Autumn has only just arrived, but there were young fungi out in many sections of rainforest we walked through.

 

I hadn’t realised how very often we would be walking through glorious rainforest. When not walking along beaches, we were often in fairyland. Here is the forest behind Ketchem Bay where I went to play if I wanted a change from infinite beach. 
This brings me to another issue that interested me this trip: the relativity of how we perceive experiences. It is always so hard to imagine that someone else might dislike what we love. I am still stunned that my neighbours actually hate trees. I don’t mean they don’t love them like I do. I mean they actually hate them. Here on this walk, we had a person who did not relish the experience in the way the rest of us did. The situation reminded me of CS Lewis’s busload of people from hell who go to visit heaven and hate it there, or William Blake’s phrase in his glorious poem about love (The Clod and the Pebble), how one can “build a Hell in Heaven’s despite” (and one can also “build a Heaven in Hell’s despair”).

Day 5. The summit of New Harbour Range. For me, the equal highlight of our trip. I preferred its view to that of Mt Karamu, but enjoyed the utter remoteness of the latter. Each had so very much to offer.

 

New Harbour Range summit, looking north to Melalauca, where the adventure began. We have nearly come full circle.
Tut. I have not described our route or what we did, other than gaze at beauty. The route is on the map – a little red line – or in Chapman’s guide. The mountains are mentioned and discussed in my photos above. What did we do other than gaze at wondrous beaches and climb heavenly mountains? We walked some more, pondered much, stared with wonder heaps, chatted, ate dehydrated food, sheltered in our tents from rain or sang glorious songs (well, I did) when the sun came out. We explored the minute detail of the superb wild beaches. I paced up and down, up and down said beaches. K collected bags of rubbish washed ashore by irresponsible and selfish boat people. C also paced the beaches, photographing little marine items that captured her attention. Mary sketched the most exquisite line drawing of Ketchem Island that quite literally took my breath away with its expertise, artistry and beauty; T did crosswords and trotted around the campsite in her new trendy shoes – two left crocs, way too big for her – that we salvaged from debris (she had regretted not brining camp shoes); V manufactured chairs out of other scraps of debris (perhaps her frypan chair was the most innovative), and served up gourmet food to her husband and J and V spent a great deal of time trying to dry their tent fly and sodden clothes on makeshift clotheslines.

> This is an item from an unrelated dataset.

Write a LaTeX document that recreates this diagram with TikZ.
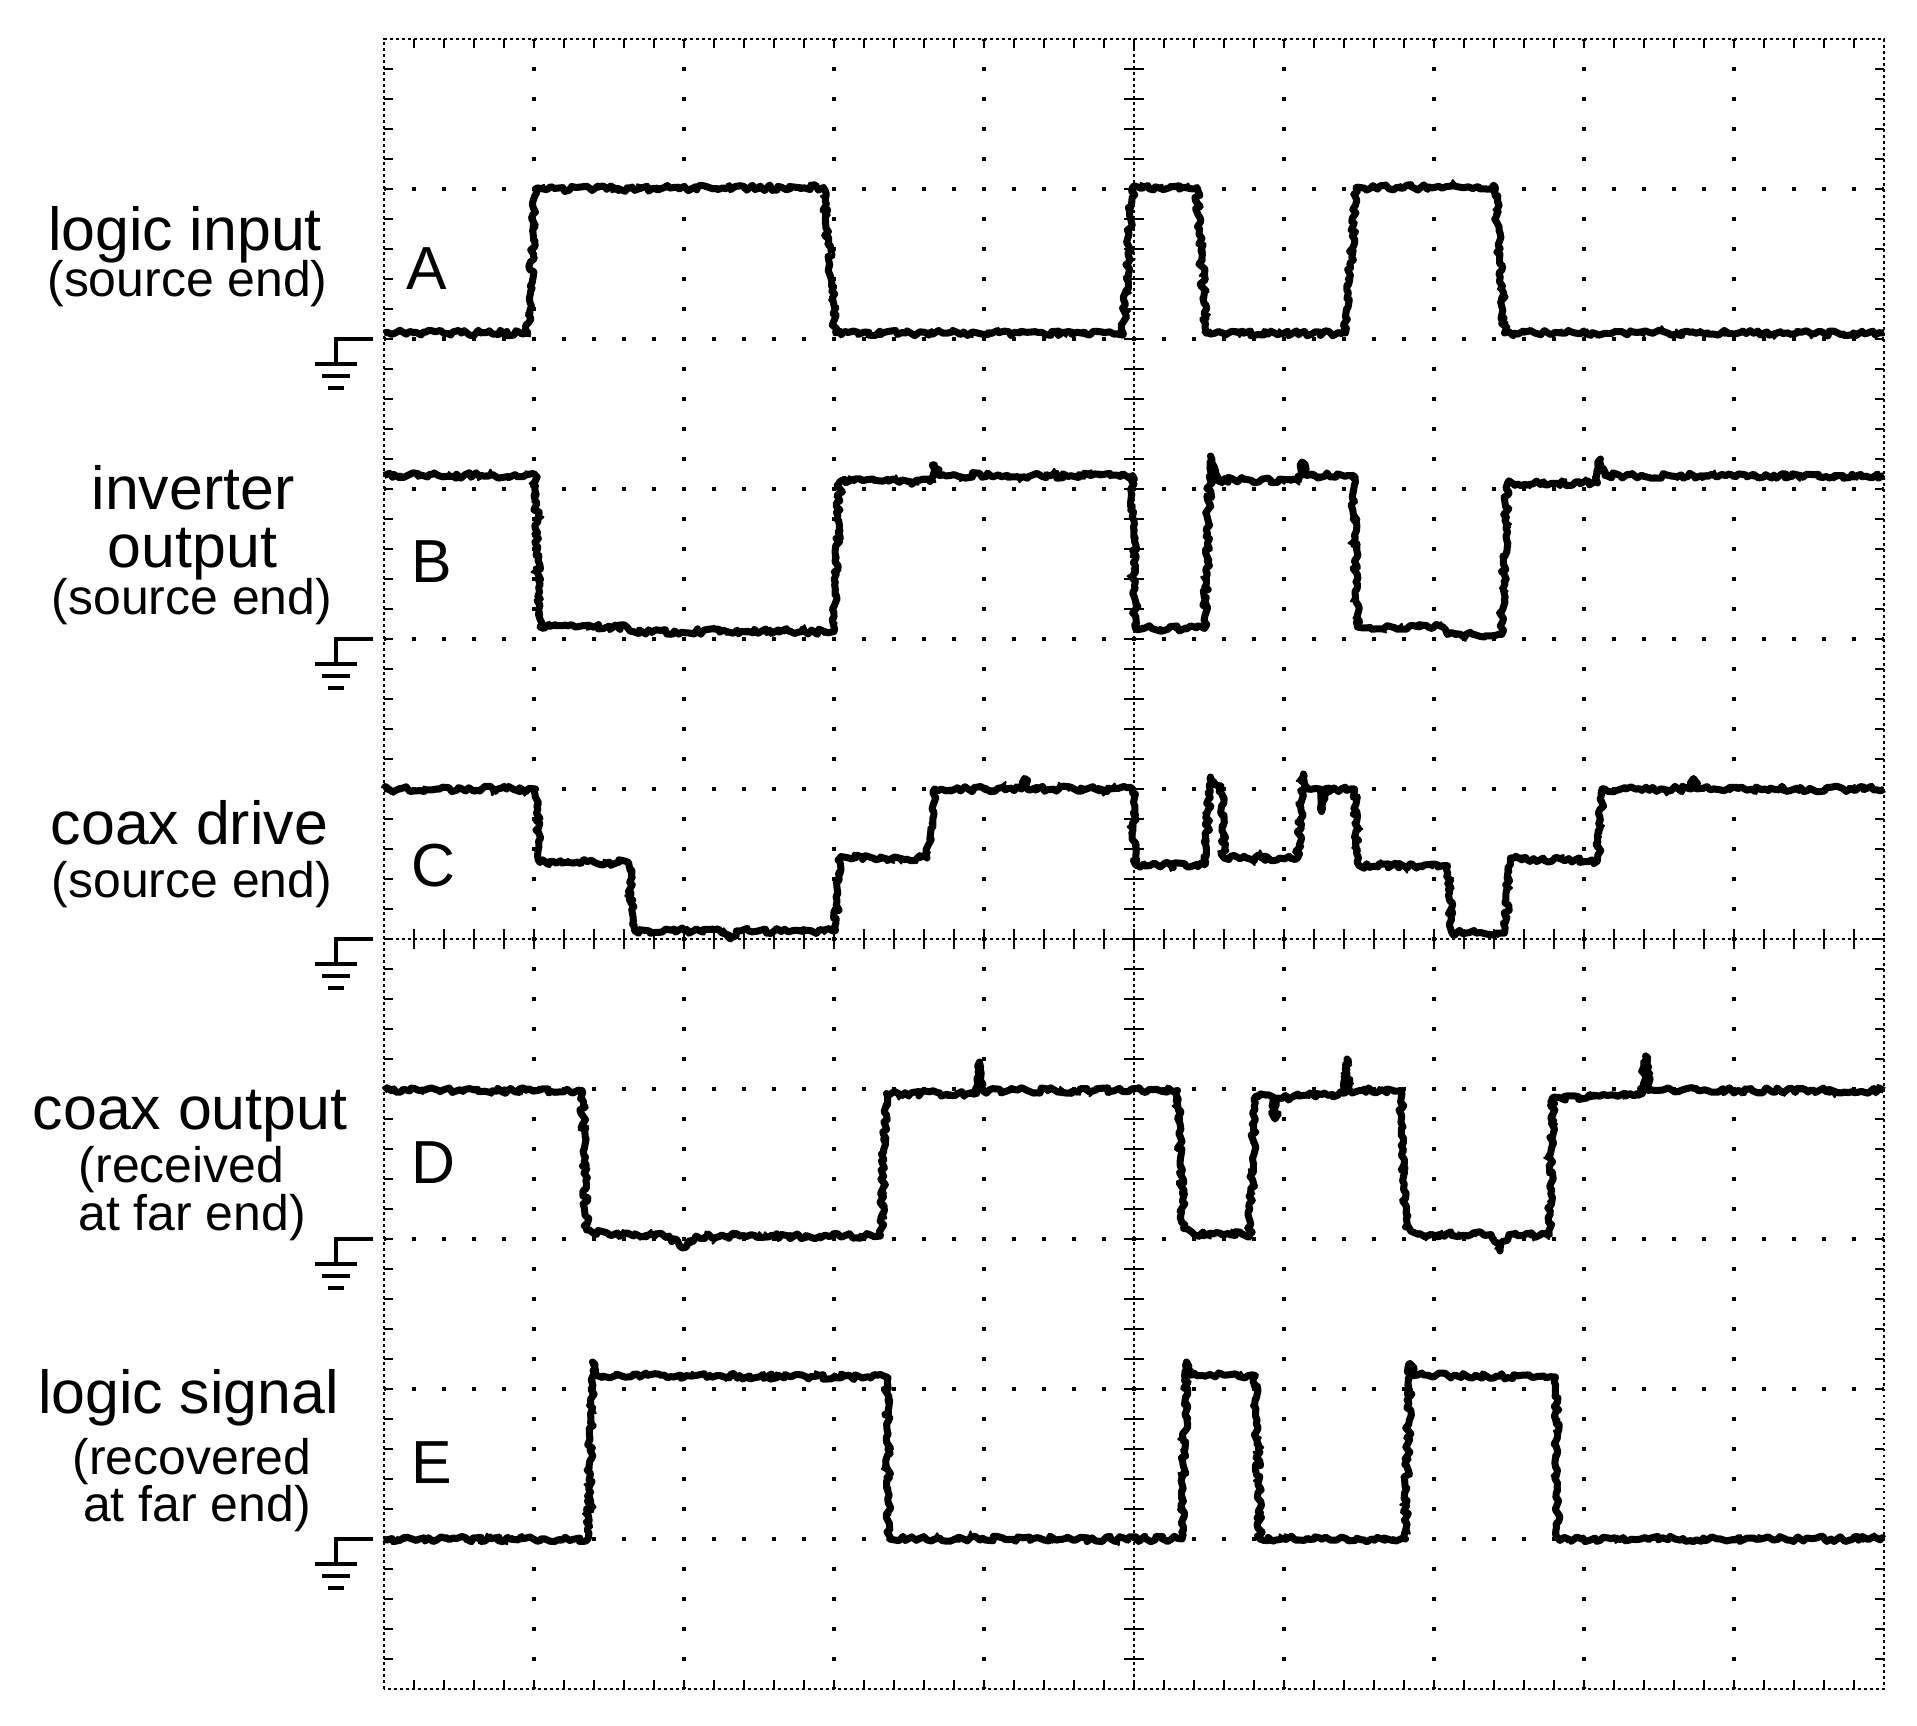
\documentclass[tikz,border=0pt]{standalone}
\usepackage{fontspec}
\setmainfont{Liberation Sans}
\usetikzlibrary{decorations.pathmorphing}
\tikzset{griddots/.style={line width=1pt, dash pattern=on 1pt off 7.535pt, dash phase=0.5pt}}
\tikzset{finedots/.style={line width=0.8pt, dash pattern=on 0.85pt off 0.857pt}}
\tikzset{tick/.style={line width=0.8pt}}
\tikzset{fuzz/.style={draw, line width=0.6pt, decorate,
    decoration={random steps, segment length=1.1pt, amplitude=1.5pt}}}
\tikzset{trace/.style={line width=2pt, line join=round, decorate,
    decoration={random steps, segment length=1pt, amplitude=0.8pt}, postaction={fuzz}}}
\tikzset{gnd/.style={line width=1.2pt}}
\tikzset{lab/.style={anchor=base, inner sep=0pt, font=\biglab}}
\tikzset{sublab/.style={anchor=base, inner sep=0pt, font=\smalllab}}
\newcommand{\biglab}{\fontsize{17.3}{18}\selectfont}
\newcommand{\smalllab}{\fontsize{14.2}{15}\selectfont}

\begin{document}
\begin{tikzpicture}[x=1.5cm, y=1.5cm]
      \useasboundingbox (-2.56,-0.24) rectangle (10.22,11.26);
      \pgfmathsetseed{7}

      % graticule
      \foreach \i in {1,2,3,4,6,7,8,9} {\draw[griddots] (\i,0) -- (\i,11);}
      \foreach \j in {1,2,3,4,6,7,8,9,10} {\draw[griddots] (0,\j) -- (10,\j);}
      \draw[finedots] (0,0) rectangle (10,11);
      \draw[finedots] (5,0) -- (5,11);
      \draw[finedots] (0,5) -- (10,5);
      \foreach \k in {1,...,54} {
        \draw[tick] (4.933,{\k*0.2}) -- (5.067,{\k*0.2});
        \draw[tick] (0,{\k*0.2}) -- (0.06,{\k*0.2});
        \draw[tick] (10,{\k*0.2}) -- (9.94,{\k*0.2});
      }
      \foreach \k in {1,...,49} {
        \draw[tick] ({\k*0.2},4.933) -- ({\k*0.2},5.067);
        \draw[tick] ({\k*0.2},0) -- ({\k*0.2},0.06);
        \draw[tick] ({\k*0.2},11) -- ({\k*0.2},10.94);
      }

      % ground marks
      \foreach \g in {1,3,5,7,9} {
        \draw[gnd] (-0.07,\g) -- (-0.32,\g) -- (-0.32,\g-0.165);
        \draw[gnd] (-0.457,\g-0.165) -- (-0.183,\g-0.165);
        \draw[gnd] (-0.413,\g-0.245) -- (-0.227,\g-0.245);
        \draw[gnd] (-0.373,\g-0.325) -- (-0.267,\g-0.325);
      }

      % traces
      \draw[trace] (0,9.04) -- (0.96,9.04) -- (1.01,10.0) -- (2.93,10.01) -- (3.01,9.04)
        -- (4.93,9.04) -- (4.99,10.01) -- (5.42,10.01) -- (5.48,9.04) -- (6.41,9.04)
        -- (6.48,10.01) -- (7.41,10.01) -- (7.47,9.04) -- (10,9.04);
      \draw[trace] (0,8.09) -- (1.01,8.09) -- (1.04,7.08) -- (1.62,7.08) -- (1.66,7.05)
        -- (3.0,7.05) -- (3.04,8.05) -- (3.64,8.05) -- (3.67,8.16) -- (3.70,8.09)
        -- (4.99,8.09) -- (5.01,7.07) -- (5.47,7.07) -- (5.51,8.22) -- (5.55,8.06)
        -- (6.10,8.06) -- (6.12,8.18) -- (6.15,8.09) -- (6.46,8.09) -- (6.49,7.08)
        -- (7.06,7.08) -- (7.09,7.03) -- (7.45,7.03) -- (7.49,8.04) -- (8.09,8.04)
        -- (8.11,8.2) -- (8.14,8.09) -- (10,8.09);
      \draw[trace] (0,6.0) -- (1.01,6.0) -- (1.04,5.51) -- (1.63,5.51) -- (1.67,5.055)
        -- (2.24,5.055) -- (2.31,5.0) -- (2.38,5.055) -- (3.01,5.055) -- (3.04,5.54)
        -- (3.62,5.54) -- (3.67,6.0) -- (4.25,6.0) -- (4.27,6.07) -- (4.29,6.0)
        -- (4.99,6.0) -- (5.01,5.495) -- (5.47,5.495) -- (5.51,6.08) -- (5.58,6.02)
        -- (5.6,5.54) -- (6.09,5.54) -- (6.13,6.1) -- (6.16,6.0) -- (6.24,6.0)
        -- (6.25,5.85) -- (6.27,6.0) -- (6.47,6.0) -- (6.5,5.49) -- (7.09,5.49)
        -- (7.12,5.04) -- (7.47,5.04) -- (7.51,5.54) -- (8.09,5.52) -- (8.12,6.0)
        -- (8.71,6.0) -- (8.73,6.07) -- (8.75,6.0) -- (10,6.0);
      \draw[trace] (0,3.99) -- (1.32,3.99) -- (1.35,3.06) -- (1.5,3.03) -- (1.9,3.02)
        -- (1.99,2.94) -- (2.08,3.02) -- (3.31,3.02) -- (3.35,3.97) -- (3.95,3.97)
        -- (3.97,4.18) -- (3.99,3.99) -- (5.29,3.99) -- (5.33,3.07) -- (5.4,3.03)
        -- (5.77,3.03) -- (5.81,3.95) -- (5.92,3.95) -- (5.94,3.8) -- (5.96,3.94)
        -- (6.40,3.97) -- (6.42,4.2) -- (6.44,3.99) -- (6.78,3.99) -- (6.81,3.08)
        -- (6.9,3.03) -- (7.38,3.03) -- (7.44,2.92) -- (7.5,3.03) -- (7.77,3.03)
        -- (7.79,3.94) -- (8.39,3.97) -- (8.41,4.22) -- (8.43,3.99) -- (10,3.99);
      \draw[trace] (0,1.0) -- (1.36,1.0) -- (1.39,2.18) -- (1.42,2.09) -- (3.35,2.08)
        -- (3.37,1.0) -- (5.32,1.0) -- (5.35,2.18) -- (5.38,2.09) -- (5.81,2.09)
        -- (5.84,1.0) -- (6.81,1.0) -- (6.84,2.17) -- (6.87,2.09) -- (7.81,2.08)
        -- (7.83,1.0) -- (10,1.0);

      % labels
      \node[lab] (inA) at (-1.327,9.593) {logic input};
      \node[sublab] (srcA) at (-1.31,9.28) {(source end)};
      \node[lab] (A) at (0.287,9.327) {A};

      \node[lab] (invB) at (-1.273,7.86) {inverter};
      \node[lab] (outB) at (-1.277,7.48) {output};
      \node[sublab] (srcB) at (-1.28,7.165) {(source end)};
      \node[lab] (B) at (0.32,7.38) {B};

      \node[lab] (drvC) at (-1.297,5.633) {coax drive};
      \node[sublab] (srcC) at (-1.28,5.28) {(source end)};
      \node[lab] (C) at (0.333,5.347) {C};

      \node[lab] (outD) at (-1.293,3.733) {coax output};
      \node[sublab] (rcvD) at (-1.35,3.38) {(received};
      \node[sublab] (farD) at (-1.28,3.06) {at far end)};
      \node[lab] (D) at (0.333,3.373) {D};

      \node[lab] (sigE) at (-1.303,1.84) {logic signal};
      \node[sublab] (recE) at (-1.28,1.433) {(recovered};
      \node[sublab] (farE) at (-1.247,1.12) {at far end)};
      \node[lab] (E) at (0.32,1.367) {E};
\end{tikzpicture}
\end{document}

Looking back down to New Harbour from Smoke Signal Hill.

 

Back down at New Harbour.

“Do I want to return to civilisation?”, (odd word when one considers how very uncivilised most humans’ behaviour is, a point teased out superbly in David Malouf’s An Imaginary Life), the caretaker of Melaleuca asked me. “Yes”, I replied. There is a moment for everything. Wilderness is a glorious time out, but I also enjoy the rough and tumble of normal twentieth century life, and enjoy many of the luxuries it has to offer, like long, hot showers, lights to read by, chair backs to make reading comfortable, a fire in my hearth and real food and wine on my table, which nearly always has a candle burning at meal times and a flower from my garden to decorate it. If we keep technology as our slave rather than becoming enslaved to it, it has much to offer us, and I embrace many of those opportunities. Next week I’m off to Sydney to see Aida on the Harbour and the ballet, Giselle, at the Opera House. Many philosophers regard culture as the antithesis of nature. I love both.

My room with a view and all my worldly needs for six days.